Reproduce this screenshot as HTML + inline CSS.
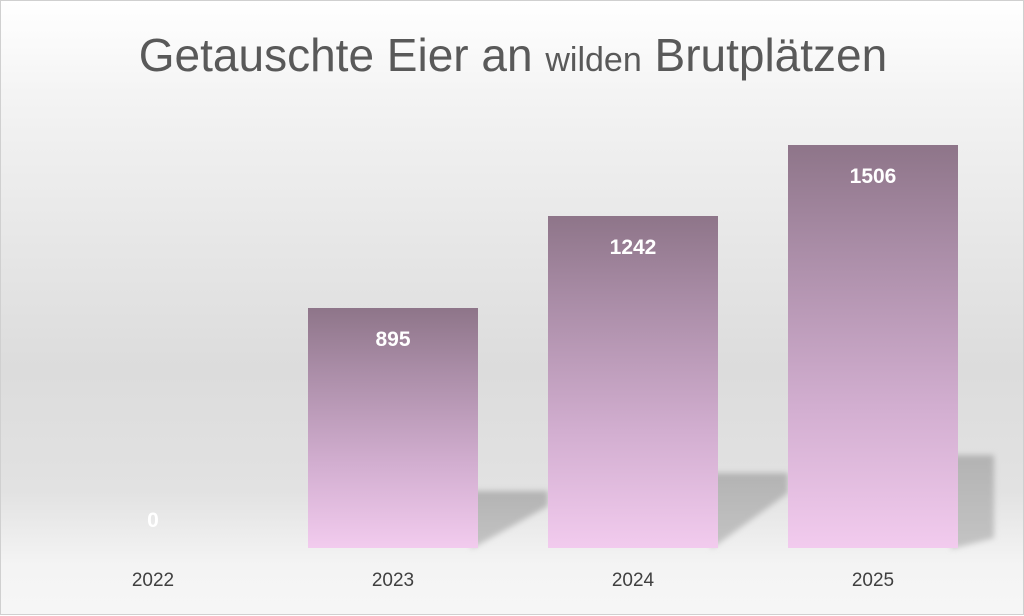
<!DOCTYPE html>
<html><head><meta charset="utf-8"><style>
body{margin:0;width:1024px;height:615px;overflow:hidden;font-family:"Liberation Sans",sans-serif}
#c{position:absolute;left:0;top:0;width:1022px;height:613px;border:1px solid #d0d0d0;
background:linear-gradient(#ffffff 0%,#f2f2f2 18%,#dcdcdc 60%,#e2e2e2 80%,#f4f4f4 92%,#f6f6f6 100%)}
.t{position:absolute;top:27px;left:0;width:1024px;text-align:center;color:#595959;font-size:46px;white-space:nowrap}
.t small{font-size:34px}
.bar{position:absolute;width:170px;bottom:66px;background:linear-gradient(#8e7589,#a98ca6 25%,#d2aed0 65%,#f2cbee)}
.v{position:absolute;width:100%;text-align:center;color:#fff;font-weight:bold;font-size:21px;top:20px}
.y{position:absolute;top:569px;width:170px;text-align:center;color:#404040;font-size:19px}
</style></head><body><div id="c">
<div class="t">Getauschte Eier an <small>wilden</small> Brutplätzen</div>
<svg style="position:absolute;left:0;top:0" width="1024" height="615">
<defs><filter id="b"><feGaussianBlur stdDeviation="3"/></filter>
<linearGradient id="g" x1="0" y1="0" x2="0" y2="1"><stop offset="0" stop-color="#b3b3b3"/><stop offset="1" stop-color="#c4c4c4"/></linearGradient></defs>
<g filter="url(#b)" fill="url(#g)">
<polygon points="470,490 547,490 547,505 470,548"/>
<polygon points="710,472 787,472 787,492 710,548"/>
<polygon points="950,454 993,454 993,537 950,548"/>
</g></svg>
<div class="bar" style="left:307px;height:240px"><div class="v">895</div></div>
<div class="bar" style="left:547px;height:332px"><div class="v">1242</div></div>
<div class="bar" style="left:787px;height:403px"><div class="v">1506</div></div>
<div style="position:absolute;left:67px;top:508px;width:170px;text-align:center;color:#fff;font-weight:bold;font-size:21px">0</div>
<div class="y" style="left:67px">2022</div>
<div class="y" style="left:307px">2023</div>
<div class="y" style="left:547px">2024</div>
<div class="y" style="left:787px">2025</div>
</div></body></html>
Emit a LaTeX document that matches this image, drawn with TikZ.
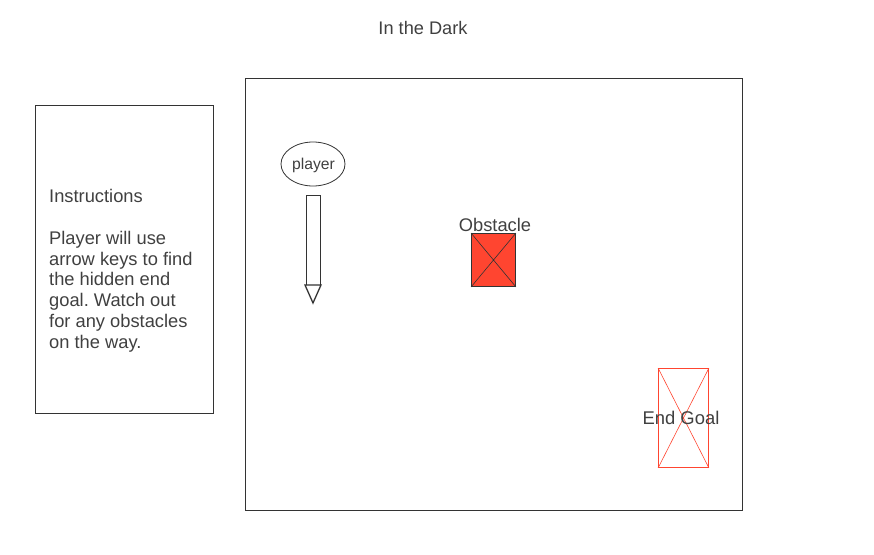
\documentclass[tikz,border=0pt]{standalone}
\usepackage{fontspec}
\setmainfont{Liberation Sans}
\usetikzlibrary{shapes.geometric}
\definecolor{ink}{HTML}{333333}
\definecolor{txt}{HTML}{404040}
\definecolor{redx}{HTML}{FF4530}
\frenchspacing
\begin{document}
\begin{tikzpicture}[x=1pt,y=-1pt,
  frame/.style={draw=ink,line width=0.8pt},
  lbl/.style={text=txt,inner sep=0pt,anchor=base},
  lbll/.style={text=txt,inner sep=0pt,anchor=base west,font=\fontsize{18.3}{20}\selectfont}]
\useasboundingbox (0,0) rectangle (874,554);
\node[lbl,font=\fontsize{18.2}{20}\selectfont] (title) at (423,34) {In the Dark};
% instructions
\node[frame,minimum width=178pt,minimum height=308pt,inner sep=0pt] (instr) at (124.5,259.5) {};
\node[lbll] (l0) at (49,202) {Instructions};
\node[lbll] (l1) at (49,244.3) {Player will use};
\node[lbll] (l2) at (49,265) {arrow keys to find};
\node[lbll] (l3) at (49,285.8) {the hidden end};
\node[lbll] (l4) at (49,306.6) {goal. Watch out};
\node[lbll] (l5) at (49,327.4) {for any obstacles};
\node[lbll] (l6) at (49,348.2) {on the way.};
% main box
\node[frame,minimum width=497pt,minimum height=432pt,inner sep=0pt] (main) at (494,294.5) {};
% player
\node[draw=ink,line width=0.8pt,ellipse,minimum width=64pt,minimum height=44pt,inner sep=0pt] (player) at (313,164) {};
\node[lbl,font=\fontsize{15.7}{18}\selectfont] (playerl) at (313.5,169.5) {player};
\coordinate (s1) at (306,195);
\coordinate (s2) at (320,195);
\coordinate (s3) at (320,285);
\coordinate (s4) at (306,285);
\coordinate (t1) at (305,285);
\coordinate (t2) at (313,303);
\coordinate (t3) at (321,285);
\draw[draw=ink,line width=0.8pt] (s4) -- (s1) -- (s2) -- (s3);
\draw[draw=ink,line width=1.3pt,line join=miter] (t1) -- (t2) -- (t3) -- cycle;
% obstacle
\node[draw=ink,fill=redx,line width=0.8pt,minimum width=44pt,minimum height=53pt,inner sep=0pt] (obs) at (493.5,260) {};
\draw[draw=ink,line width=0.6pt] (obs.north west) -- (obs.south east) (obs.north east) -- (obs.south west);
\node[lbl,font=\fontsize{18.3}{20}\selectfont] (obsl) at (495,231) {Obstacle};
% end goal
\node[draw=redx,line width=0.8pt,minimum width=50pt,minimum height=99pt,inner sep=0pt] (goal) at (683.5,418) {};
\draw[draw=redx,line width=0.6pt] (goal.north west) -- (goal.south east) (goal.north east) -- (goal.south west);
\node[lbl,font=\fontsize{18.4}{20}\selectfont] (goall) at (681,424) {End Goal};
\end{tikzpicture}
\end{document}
○ ○ ○ ○ ○ ○ ○
Short task
List every line above that contains the word "this".

Full response
Reproduce this screenshot as HTML + inline CSS.
Emit a LaTeX document that matches this image, drawn with TikZ.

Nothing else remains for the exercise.